**Data provided:**
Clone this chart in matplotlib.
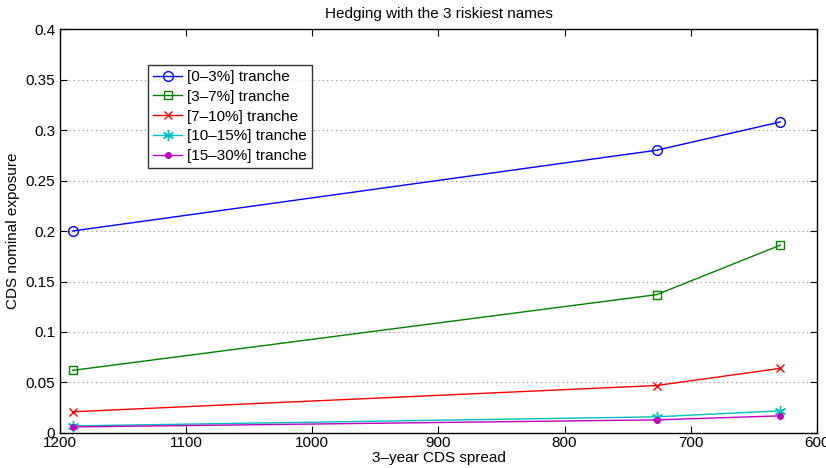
import numpy as np
import matplotlib
matplotlib.use("Agg")
import matplotlib.pyplot as plt

plt.rcParams['font.family'] = ['Liberation Sans', 'DejaVu Sans']

# 3-year CDS spread of the hedging points
spread = [1190, 727, 629]

# CDS nominal exposure for each tranche
exp_0_3 = [0.200, 0.280, 0.308]
exp_3_7 = [0.062, 0.137, 0.186]
exp_7_10 = [0.021, 0.047, 0.064]
exp_10_15 = [0.007, 0.016, 0.022]
exp_15_30 = [0.006, 0.013, 0.017]

labels = ['[0\u20133%] tranche', '[3\u20137%] tranche', '[7\u201310%] tranche',
          '[10\u201315%] tranche', '[15\u201330%] tranche']

fig = plt.figure(figsize=(8.26, 4.68), dpi=100)
ax = fig.add_axes([0.0726, 0.0748, 0.9164, 0.8632])

ax.plot(spread, exp_0_3, '-o', color=(0, 0, 1), lw=1, ms=7, mfc='none', mew=1, label=labels[0])
ax.plot(spread, exp_3_7, '-s', color=(0, 0.5, 0), lw=1, ms=6, mfc='none', mew=1, label=labels[1])
ax.plot(spread, exp_7_10, '-x', color=(1, 0, 0), lw=1, ms=6, mew=1, label=labels[2])
ax.plot(spread, exp_10_15, '-', color=(0, 0.75, 0.75), lw=1, label=labels[3],
        marker=(6, 2, 0), ms=8, mew=1)
ax.plot(spread, exp_15_30, '-o', color=(0.75, 0, 0.75), lw=1, ms=4, label=labels[4])

ax.set_xlim(1200, 600)
ax.set_ylim(0, 0.4)
ax.set_xticks(np.arange(600, 1201, 100))
ax.set_yticks(np.arange(0, 0.401, 0.05))
ax.set_yticklabels(['0', '0.05', '0.1', '0.15', '0.2', '0.25', '0.3', '0.35', '0.4'])
ax.yaxis.grid(True, linestyle=(0, (1, 3)), color='#888888', lw=0.8)
ax.tick_params(direction='in', top=True, right=True, length=5, labelsize=11)
ax.tick_params(axis='x', pad=2)
for s in ax.spines.values():
    s.set_linewidth(1)

ax.set_title('Hedging with the 3 riskiest names', fontsize=11, pad=8)
ax.set_xlabel('3\u2013year CDS spread', fontsize=11, labelpad=1)
ax.set_ylabel('CDS nominal exposure', fontsize=11)

leg = ax.legend(loc='upper left', bbox_to_anchor=(0.116, 0.912), fontsize=11,
                frameon=True, fancybox=False, edgecolor='black', borderpad=0.35,
                labelspacing=0.38, handlelength=1.9, handletextpad=0.3, borderaxespad=0)
leg.get_frame().set_linewidth(1)

fig.savefig('out.png', dpi=100)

**What this task involves:** Copy the whole of the material above exactly, but not its images.

**Answer below:**
Clone this chart in matplotlib.
import numpy as np
import matplotlib
matplotlib.use("Agg")
import matplotlib.pyplot as plt

plt.rcParams['font.family'] = ['Liberation Sans', 'DejaVu Sans']

# 3-year CDS spread of the hedging points
spread = [1190, 727, 629]

# CDS nominal exposure for each tranche
exp_0_3 = [0.200, 0.280, 0.308]
exp_3_7 = [0.062, 0.137, 0.186]
exp_7_10 = [0.021, 0.047, 0.064]
exp_10_15 = [0.007, 0.016, 0.022]
exp_15_30 = [0.006, 0.013, 0.017]

labels = ['[0\u20133%] tranche', '[3\u20137%] tranche', '[7\u201310%] tranche',
          '[10\u201315%] tranche', '[15\u201330%] tranche']

fig = plt.figure(figsize=(8.26, 4.68), dpi=100)
ax = fig.add_axes([0.0726, 0.0748, 0.9164, 0.8632])

ax.plot(spread, exp_0_3, '-o', color=(0, 0, 1), lw=1, ms=7, mfc='none', mew=1, label=labels[0])
ax.plot(spread, exp_3_7, '-s', color=(0, 0.5, 0), lw=1, ms=6, mfc='none', mew=1, label=labels[1])
ax.plot(spread, exp_7_10, '-x', color=(1, 0, 0), lw=1, ms=6, mew=1, label=labels[2])
ax.plot(spread, exp_10_15, '-', color=(0, 0.75, 0.75), lw=1, label=labels[3],
        marker=(6, 2, 0), ms=8, mew=1)
ax.plot(spread, exp_15_30, '-o', color=(0.75, 0, 0.75), lw=1, ms=4, label=labels[4])

ax.set_xlim(1200, 600)
ax.set_ylim(0, 0.4)
ax.set_xticks(np.arange(600, 1201, 100))
ax.set_yticks(np.arange(0, 0.401, 0.05))
ax.set_yticklabels(['0', '0.05', '0.1', '0.15', '0.2', '0.25', '0.3', '0.35', '0.4'])
ax.yaxis.grid(True, linestyle=(0, (1, 3)), color='#888888', lw=0.8)
ax.tick_params(direction='in', top=True, right=True, length=5, labelsize=11)
ax.tick_params(axis='x', pad=2)
for s in ax.spines.values():
    s.set_linewidth(1)

ax.set_title('Hedging with the 3 riskiest names', fontsize=11, pad=8)
ax.set_xlabel('3\u2013year CDS spread', fontsize=11, labelpad=1)
ax.set_ylabel('CDS nominal exposure', fontsize=11)

leg = ax.legend(loc='upper left', bbox_to_anchor=(0.116, 0.912), fontsize=11,
                frameon=True, fancybox=False, edgecolor='black', borderpad=0.35,
                labelspacing=0.38, handlelength=1.9, handletextpad=0.3, borderaxespad=0)
leg.get_frame().set_linewidth(1)

fig.savefig('out.png', dpi=100)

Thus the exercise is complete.